What is asked ->
Print the listing from its top line through the line containing "const yMin = -4.32, yMax = 4.32;", nothing more, and leave out the pictures.

Data shown ->
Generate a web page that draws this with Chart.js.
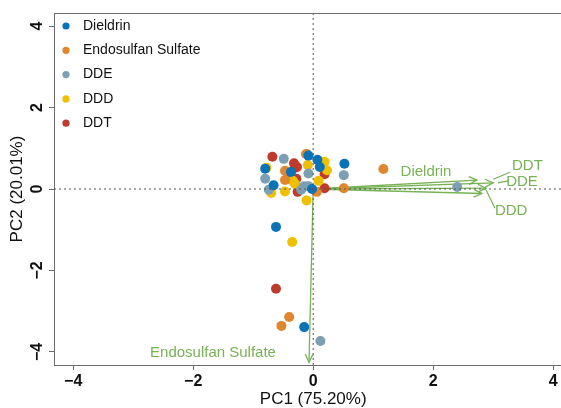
<!DOCTYPE html>
<html>
<head>
<meta charset="utf-8">
<script src="https://cdn.jsdelivr.net/npm/chart.js@4.4.1/dist/chart.umd.min.js"></script>
<style>
  html, body { margin: 0; padding: 0; background: #fff; }
  #wrap { width: 561px; height: 408px; position: relative; }
</style>
</head>
<body>
<div id="wrap"><canvas id="pcaChart"></canvas></div>
<script>
// scores (PC1, PC2) per compound
const seriesNames = ['Dieldrin', 'Endosulfan Sulfate', 'DDE', 'DDD', 'DDT'];
const seriesColors = ['#0a72b6', '#df862e', '#7c9fb3', '#efc000', '#bf3b2b'];

const dieldrinX = [-0.80, -0.37, -0.66, -0.08, 0.07, 0.52, 0.11, -0.02, -0.62, -0.15];
const dieldrinY = [0.50, 0.42, 0.09, 0.82, 0.72, 0.62, 0.54, 0.00, -0.93, -3.39];

const endosulfanX = [1.17, -0.47, -0.47, 0.06, 0.51, -0.40, -0.53, -0.12];
const endosulfanY = [0.49, 0.45, 0.22, -0.07, 0.02, -3.14, -3.36, 0.86];

const ddeX = [2.40, -0.49, -0.10, -0.80, -0.74, -0.08, 0.51, -0.15, -0.08, 0.12, -0.20];
const ddeY = [0.05, 0.74, 0.85, 0.25, -0.02, 0.38, 0.34, 0.07, 0.07, -3.73, -0.02];

const dddX = [-0.78, -0.34, -0.30, -0.70, -0.47, -0.09, 0.19, 0.23, 0.09, -0.11, -0.35];
const dddY = [0.52, 0.20, 0.12, -0.10, -0.06, 0.59, 0.67, 0.46, 0.20, -0.28, -1.30];

const ddtX = [-0.68, -0.32, -0.30, -0.27, -0.42, -0.28, -0.26, 0.19, 0.19, -0.62];
const ddtY = [0.79, 0.63, 0.52, 0.54, 0.25, 0.25, -0.07, 0.36, 0.02, -2.45];

// loading arrows
const loadingNames = ['Dieldrin', 'Endosulfan Sulfate', 'DDE', 'DDD', 'DDT'];
const loadingX = [2.73, -0.07, 2.88, 2.81, 3.00];
const loadingY = [0.22, -4.25, 0.02, -0.11, 0.15];
const labelX = [1.88, -1.67, 3.48, 3.30, 3.57];
const labelY = [0.42, -4.02, 0.17, -0.54, 0.56];
// leader lines from tip to label (DDE, DDD, DDT)
const leaderFromX = [3.08, 2.88, 3.00];
const leaderFromY = [0.15, -0.02, 0.24];
const leaderToX = [3.25, 3.03, 3.28];
const leaderToY = [0.20, -0.47, 0.41];

const xTicks = [-4, -2, 0, 2, 4];
const yTicks = [-4, -2, 0, 2, 4];
const xMin = -4.32, xMax = 4.13;
const yMin = -4.32, yMax = 4.32;

const green = '#77b255';
const axisGrey = '#6b6b6b';
const fontFamily = '"Liberation Sans", Arial, sans-serif';

function toPoints(xs, ys) {
    return xs.map((x, i) => ({ x: x, y: ys[i] }));
}

function fmt(v) {
    return v < 0 ? '\u2212' + Math.abs(v) : String(v);
}

const scoreSets = [
    toPoints(dieldrinX, dieldrinY),
    toPoints(endosulfanX, endosulfanY),
    toPoints(ddeX, ddeY),
    toPoints(dddX, dddY),
    toPoints(ddtX, ddtY)
];

const datasets = [];

// dotted reference lines
datasets.push({
    data: [{ x: xMin, y: 0 }, { x: xMax, y: 0 }],
    showLine: true, pointRadius: 0, borderColor: '#555', borderWidth: 1, borderDash: [2, 3]
});
datasets.push({
    data: [{ x: 0, y: yMin }, { x: 0, y: yMax }],
    showLine: true, pointRadius: 0, borderColor: '#555', borderWidth: 1, borderDash: [2, 3]
});

scoreSets.forEach((pts, i) => {
    datasets.push({
        label: seriesNames[i],
        data: pts,
        pointRadius: 5,
        pointBackgroundColor: seriesColors[i],
        pointBorderWidth: 0
    });
});

loadingNames.forEach((name, i) => {
    datasets.push({
        data: [{ x: 0, y: 0 }, { x: loadingX[i], y: loadingY[i] }],
        showLine: true, pointRadius: 0, borderColor: green, borderWidth: 1.3,
        isArrow: true
    });
});

leaderFromX.forEach((x, i) => {
    datasets.push({
        data: [{ x: x, y: leaderFromY[i] }, { x: leaderToX[i], y: leaderToY[i] }],
        showLine: true, pointRadius: 0, borderColor: green, borderWidth: 1.2
    });
});

const biplotDecor = {
    id: 'biplotDecor',
    afterDraw(chart) {
        const ctx = chart.ctx;
        const area = chart.chartArea;
        const xs = chart.scales.x;
        const ys = chart.scales.y;

        ctx.save();
        // top border of box
        ctx.strokeStyle = axisGrey;
        ctx.lineWidth = 1;
        ctx.beginPath();
        ctx.moveTo(area.left, area.top + 0.5);
        ctx.lineTo(area.right, area.top + 0.5);
        ctx.stroke();

        // arrow heads
        chart.data.datasets.forEach((ds, di) => {
            if (!ds.isArrow) return;
            const meta = chart.getDatasetMeta(di);
            const p0 = meta.data[0], p1 = meta.data[1];
            const ang = Math.atan2(p1.y - p0.y, p1.x - p0.x);
            const len = 9, spread = Math.PI / 7;
            ctx.strokeStyle = green;
            ctx.lineWidth = 1.3;
            ctx.beginPath();
            ctx.moveTo(p1.x - len * Math.cos(ang - spread), p1.y - len * Math.sin(ang - spread));
            ctx.lineTo(p1.x, p1.y);
            ctx.lineTo(p1.x - len * Math.cos(ang + spread), p1.y - len * Math.sin(ang + spread));
            ctx.stroke();
        });

        // loading labels
        ctx.fillStyle = green;
        ctx.font = '15px ' + fontFamily;
        ctx.textAlign = 'center';
        ctx.textBaseline = 'middle';
        loadingNames.forEach((name, i) => {
            ctx.fillText(name, xs.getPixelForValue(labelX[i]), ys.getPixelForValue(labelY[i]));
        });

        // y tick labels, rotated like base R
        ctx.fillStyle = '#111';
        ctx.font = 'bold 16px ' + fontFamily;
        yTicks.forEach(v => {
            const py = ys.getPixelForValue(v);
            ctx.save();
            ctx.translate(38, py);
            ctx.rotate(-Math.PI / 2);
            ctx.fillText(fmt(v), 0, 0);
            ctx.restore();
        });

        // axis titles
        ctx.font = '17px ' + fontFamily;
        ctx.fillText('PC1 (75.20%)', xs.getPixelForValue(0), 399);
        ctx.save();
        ctx.translate(17, ys.getPixelForValue(0));
        ctx.rotate(-Math.PI / 2);
        ctx.fillText('PC2 (20.01%)', 0, 0);
        ctx.restore();

        // legend
        ctx.font = '14px ' + fontFamily;
        ctx.textAlign = 'left';
        seriesNames.forEach((name, i) => {
            const ly = 26 + i * 24.3;
            ctx.fillStyle = seriesColors[i];
            ctx.beginPath();
            ctx.arc(66, ly, 3.6, 0, Math.PI * 2);
            ctx.fill();
            ctx.fillStyle = '#111';
            ctx.fillText(name, 83, ly);
        });
        ctx.restore();
    }
};

new Chart(document.getElementById('pcaChart'), {
    type: 'scatter',
    data: { datasets: datasets },
    options: {
        responsive: true,
        maintainAspectRatio: false,
        animation: false,
        layout: { autoPadding: false, padding: { left: 0, right: 0, top: 13, bottom: 0 } },
        plugins: {
            legend: { display: false },
            tooltip: { enabled: false }
        },
        scales: {
            x: {
                type: 'linear',
                min: xMin,
                max: xMax,
                afterBuildTicks: s => { s.ticks = xTicks.map(v => ({ value: v })); },
                afterFit: s => { s.height = 43; s.paddingLeft = 0; s.paddingRight = 0; },
                border: { display: true, color: axisGrey, width: 1 },
                grid: { drawOnChartArea: false, drawTicks: true, tickLength: 5, color: axisGrey },
                ticks: {
                    color: '#111',
                    padding: 2,
                    maxRotation: 0,
                    font: { family: fontFamily, size: 16, weight: 'bold' },
                    callback: v => fmt(v)
                }
            },
            y: {
                type: 'linear',
                min: yMin,
                max: yMax,
                afterBuildTicks: s => { s.ticks = yTicks.map(v => ({ value: v })); },
                afterFit: s => { s.width = 54; s.paddingTop = 0; s.paddingBottom = 0; },
                border: { display: true, color: axisGrey, width: 1 },
                grid: { drawOnChartArea: false, drawTicks: true, tickLength: 5, color: axisGrey },
                ticks: { display: false }
            }
        }
    },
    plugins: [biplotDecor]
});
</script>
</body>
</html>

Result for this exercise ->
Generate a web page that draws this with Chart.js.
<!DOCTYPE html>
<html>
<head>
<meta charset="utf-8">
<script src="https://cdn.jsdelivr.net/npm/chart.js@4.4.1/dist/chart.umd.min.js"></script>
<style>
  html, body { margin: 0; padding: 0; background: #fff; }
  #wrap { width: 561px; height: 408px; position: relative; }
</style>
</head>
<body>
<div id="wrap"><canvas id="pcaChart"></canvas></div>
<script>
// scores (PC1, PC2) per compound
const seriesNames = ['Dieldrin', 'Endosulfan Sulfate', 'DDE', 'DDD', 'DDT'];
const seriesColors = ['#0a72b6', '#df862e', '#7c9fb3', '#efc000', '#bf3b2b'];

const dieldrinX = [-0.80, -0.37, -0.66, -0.08, 0.07, 0.52, 0.11, -0.02, -0.62, -0.15];
const dieldrinY = [0.50, 0.42, 0.09, 0.82, 0.72, 0.62, 0.54, 0.00, -0.93, -3.39];

const endosulfanX = [1.17, -0.47, -0.47, 0.06, 0.51, -0.40, -0.53, -0.12];
const endosulfanY = [0.49, 0.45, 0.22, -0.07, 0.02, -3.14, -3.36, 0.86];

const ddeX = [2.40, -0.49, -0.10, -0.80, -0.74, -0.08, 0.51, -0.15, -0.08, 0.12, -0.20];
const ddeY = [0.05, 0.74, 0.85, 0.25, -0.02, 0.38, 0.34, 0.07, 0.07, -3.73, -0.02];

const dddX = [-0.78, -0.34, -0.30, -0.70, -0.47, -0.09, 0.19, 0.23, 0.09, -0.11, -0.35];
const dddY = [0.52, 0.20, 0.12, -0.10, -0.06, 0.59, 0.67, 0.46, 0.20, -0.28, -1.30];

const ddtX = [-0.68, -0.32, -0.30, -0.27, -0.42, -0.28, -0.26, 0.19, 0.19, -0.62];
const ddtY = [0.79, 0.63, 0.52, 0.54, 0.25, 0.25, -0.07, 0.36, 0.02, -2.45];

// loading arrows
const loadingNames = ['Dieldrin', 'Endosulfan Sulfate', 'DDE', 'DDD', 'DDT'];
const loadingX = [2.73, -0.07, 2.88, 2.81, 3.00];
const loadingY = [0.22, -4.25, 0.02, -0.11, 0.15];
const labelX = [1.88, -1.67, 3.48, 3.30, 3.57];
const labelY = [0.42, -4.02, 0.17, -0.54, 0.56];
// leader lines from tip to label (DDE, DDD, DDT)
const leaderFromX = [3.08, 2.88, 3.00];
const leaderFromY = [0.15, -0.02, 0.24];
const leaderToX = [3.25, 3.03, 3.28];
const leaderToY = [0.20, -0.47, 0.41];

const xTicks = [-4, -2, 0, 2, 4];
const yTicks = [-4, -2, 0, 2, 4];
const xMin = -4.32, xMax = 4.13;
const yMin = -4.32, yMax = 4.32;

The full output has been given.